Мы снова очутились на курорте. Вроде как в отпуске. И меня сейчас представит доктору одна из отдыхающих. А таблетки, лежавшие в ее кошельке, в конце концов не что иное, как дань светским привычкам, — все равно что пить воду из серного источника, заниматься болтовней под сенью кедров, прогуливаться по парку, играть в бридж в гостиной отеля.
Кружевница сделала было несколько шагов следом за врачом и тихонько окликнула его. Но врач даже не обернулся, — он продолжал свой путь, точно и не видел и не слышал Кружевницу. Он вновь стал психиатром, стражником. Бросать пищу животным запрещено. И Кружевница вернулась на скамейку, вернулась в свою клетку, под стекло.
Я спросил ее, не чувствует ли она себя здесь несчастной, хватает ли у нее терпения. Она заметила, что я в первый раз задаю ей такой вопрос. Наверное, она была права. Но почему она так хорошо помнит все, что касается меня, нас обоих? Она в мельчайших подробностях описывала прогулки, которые мы совершали когда-то вместе. В ее памяти поразительно точно запечатлелось все — и ex-voto, которые мы видели в часовне, и корабли на гобеленах, и история Вильгельма Завоевателя. А я-то всегда считал ее рассеянной, невнимательной! Значит, все это было ей дорого?

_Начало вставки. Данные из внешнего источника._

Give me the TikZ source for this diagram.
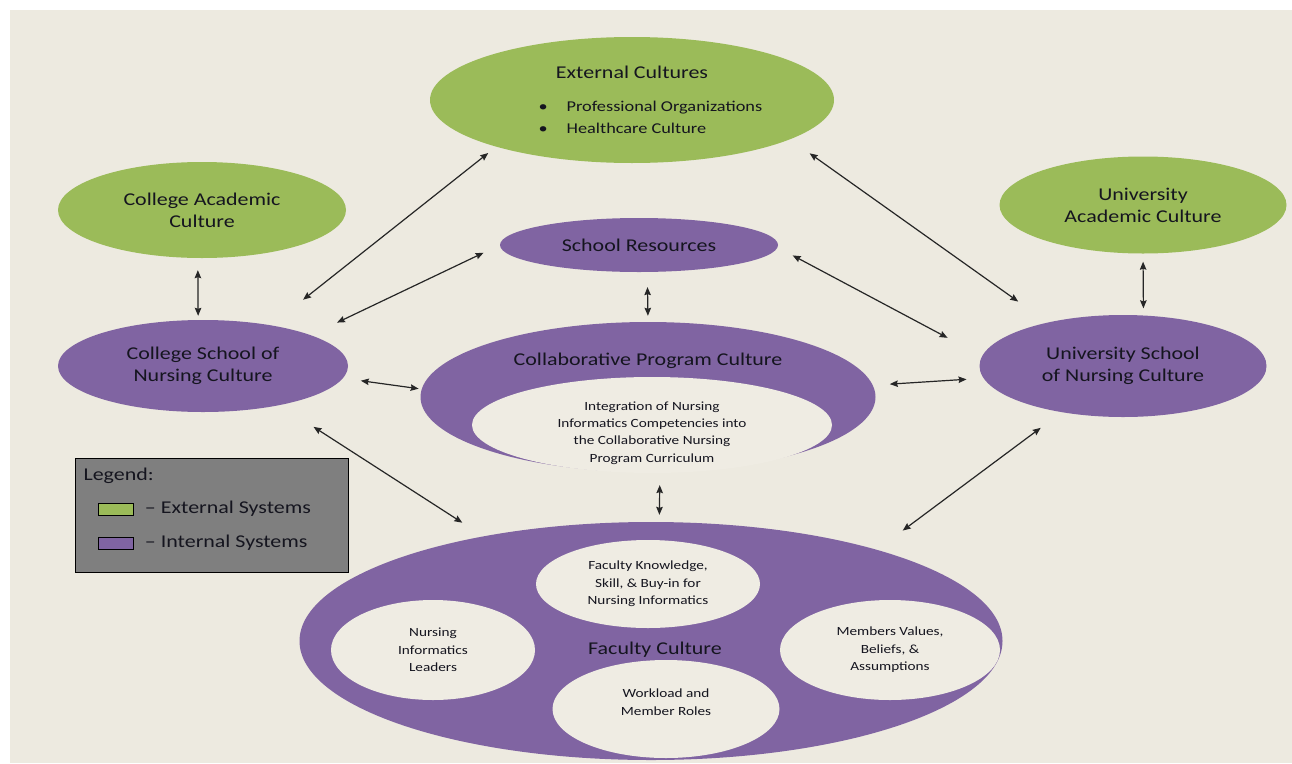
\documentclass[tikz,border=0pt]{standalone}
\usepackage{fontspec}
\setmainfont{Carlito}[FakeStretch=1.22]
\usetikzlibrary{shapes.geometric, arrows.meta}

\definecolor{bgbeige}{HTML}{EDEAE0}
\definecolor{extgreen}{HTML}{9BBB59}
\definecolor{intpurple}{HTML}{8064A2}
\definecolor{innerwhite}{HTML}{EFECE3}
\definecolor{legendgray}{HTML}{7F7F7F}
\definecolor{txtdark}{HTML}{15151F}

\begin{document}
\begin{tikzpicture}[x=1pt, y=-1pt,
	extsys/.style={ellipse, fill=extgreen, inner sep=0pt, align=center, text=txtdark},
	intsys/.style={ellipse, fill=intpurple, inner sep=0pt, align=center, text=txtdark},
	innerbox/.style={ellipse, fill=innerwhite, inner sep=0pt, align=center, text=txtdark,
		font=\fontsize{12.5}{17.5}\selectfont},
	big/.style={font=\fontsize{18}{22}\selectfont},
	link/.style={{Stealth[length=8pt, width=6.5pt, inset=1pt]}-{Stealth[length=8pt, width=6.5pt, inset=1pt]},
		line width=1.2pt, draw=black!85}]
	\useasboundingbox (0,0) rectangle (1292,763);
	\fill[white] (0,0) rectangle (1292,763);
	\fill[bgbeige] (10,10) rectangle (1292,763);

	% external systems
	\node (ext) [extsys, minimum width=404pt, minimum height=126pt] at (632,100) {};
	\node (exttitle) [big, text=txtdark] at (632,72) {External Cultures};
	\node (extlist) [anchor=west, align=left, text=txtdark, font=\fontsize{15}{22}\selectfont] at (535,117)
		{\textbullet\hspace{19pt}Professional Organizations\\\textbullet\hspace{19pt}Healthcare Culture};
	\node (cac) [extsys, big, minimum width=288pt, minimum height=96pt] at (202,210) {College Academic\\Culture};
	\node (uac) [extsys, big, minimum width=287pt, minimum height=97pt] at (1143,205) {University\\Academic Culture};

	% internal systems
	\node (res) [intsys, big, minimum width=278pt, minimum height=54pt] at (639,245) {School Resources};
	\node (csn) [intsys, big, minimum width=290pt, minimum height=92pt] at (203,366) {College School of\\Nursing Culture};
	\node (usn) [intsys, big, minimum width=287pt, minimum height=102pt] at (1123,366) {University School\\of Nursing Culture};

	\node (col) [intsys, minimum width=455pt, minimum height=150pt] at (648,397) {};
	\node (coltitle) [big, text=txtdark] at (648,361) {Collaborative Program Culture};
	\node (colin) [innerbox, minimum width=360pt, minimum height=96pt] at (652,425) {};
	\node (colintext) [align=center, text=txtdark, font=\fontsize{12.5}{17.3}\selectfont] at (652,433)
		{Integration of Nursing\\Informatics Competencies into\\the Collaborative Nursing\\Program Curriculum};

	\node (fac) [intsys, minimum width=703pt, minimum height=238pt] at (651,641) {};
	\node (factitle) [big, text=txtdark] at (655,650) {Faculty Culture};
	\node (fk) [innerbox, minimum width=224pt, minimum height=88pt] at (648,584) {Faculty Knowledge,\\Skill, \& Buy-in for\\Nursing Informatics};
	\node (nil) [innerbox, minimum width=204pt, minimum height=100pt] at (433,650) {Nursing\\Informatics\\Leaders};
	\node (mv) [innerbox, minimum width=220pt, minimum height=100pt] at (890,650) {Members Values,\\Beliefs, \&\\Assumptions};
	\node (wl) [innerbox, minimum width=227pt, minimum height=98pt] at (666,709) {};
	\node (wltext) [align=center, text=txtdark, font=\fontsize{12.5}{17.5}\selectfont] at (666,702) {Workload and\\Member Roles};

	% legend
	\node (legend) [draw=black, fill=legendgray, anchor=north west, inner sep=0pt,
		minimum width=273pt, minimum height=114pt] at (75,458) {};
	\node (legtitle) [anchor=west, big, text=txtdark] at (80,476) {Legend:};
	\node (extkey) [draw=black, fill=extgreen, anchor=west, inner sep=0pt,
		minimum width=35pt, minimum height=12pt] at (98,509) {};
	\node (extkeytext) [anchor=west, big, text=txtdark, xshift=8pt] at (extkey.east) {\textendash{} External Systems};
	\node (intkey) [draw=black, fill=intpurple, anchor=west, inner sep=0pt,
		minimum width=35pt, minimum height=12pt] at (98,543) {};
	\node (intkeytext) [anchor=west, big, text=txtdark, xshift=8pt] at (intkey.east) {\textendash{} Internal Systems};

	% connectors
	\draw[link, shorten <=12pt, shorten >=4pt] (cac.265) -- (csn.96);
	\draw[link, shorten <=8pt, shorten >=7pt] (uac.south) -- (usn.68);
	\draw[link, shorten <=15pt, shorten >=6pt] (res.287) -- (col.north);
	\draw[link, shorten <=13pt, shorten >=7pt] (col.279) -- (fac.86);
	\draw[link, shorten <=41pt, shorten >=10pt] (csn.31) -- (ext.199);
	\draw[link, shorten <=36pt, shorten >=24pt] (usn.150) -- (ext.346);
	\draw[link, shorten <=29pt, shorten >=18pt] (csn.16) -- (res.180);
	\draw[link, shorten <=39pt, shorten >=17pt] (usn.176) -- (res.359);
	\draw[link, shorten <=18pt, shorten >=3pt] (csn.355) -- (col.178);
	\draw[link, shorten <=17pt, shorten >=17pt] (usn.185) -- (col.3);
	\draw[link, shorten <=40pt, shorten >=25pt] (csn.333) -- (fac.148);
	\draw[link, shorten <=26pt, shorten >=32pt] (usn.217) -- (fac.22);
\end{tikzpicture}
\end{document}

Меня охватило томительное чувство вины; мне показалось, что безумие Кружевницы, ее худоба, пребывание здесь, в этой темнице для душевнобольных — все это моих рук дело.
Я попытался заглушить в себе это чувство, стал расспрашивать Кружевницу о мужчинах, которых она узнала после меня. Она сказала, что их было много; она рассказала мне о других комнатах, где она жила с ними, о других прогулках и даже о далеких путешествиях.
— Я ездила в Грецию, ты там не бывал? Мы добрались до самых Салоник, представляешь себе?
И тревога, поднявшаяся было во мне при мысли, что я, возможно, был единственным в ее жизни мужчиной, стала мало-помалу стихать. Несколько секунд Кружевница смотрела на меня с выражением почти материнской нежности. Мне показалось, что она догадалась о моих мучительных сомнениях и пожалела меня.
Послесловие
На светлом холсте Яна Вермеера из Дельфта изображена юная мастерица, поглощенная своим рукоделием. На переднем плане картины — ее проворные руки, подушечка с коклюшками. Лицо Кружевницы, округлое, милое, исполненное внутренней гармонии, как бы отгорожено от зрителя опущенными веками — она вся ушла в себя, в свою работу, в свою грезу. Подобно Вермееровой Кружевнице, героиня повести Паскаля Лэне Помм выражает себя только на языке «рукоделия»: убирает, моет посуду, шьет, штопает. Ее сокровенная сущность не выявляет себя ни в слове, ни во взгляде. Ее красота подобна непрозрачному драгоценному камню, лишенному блеска, красота «безупречно непроницаемая». Красота подлинного искусства.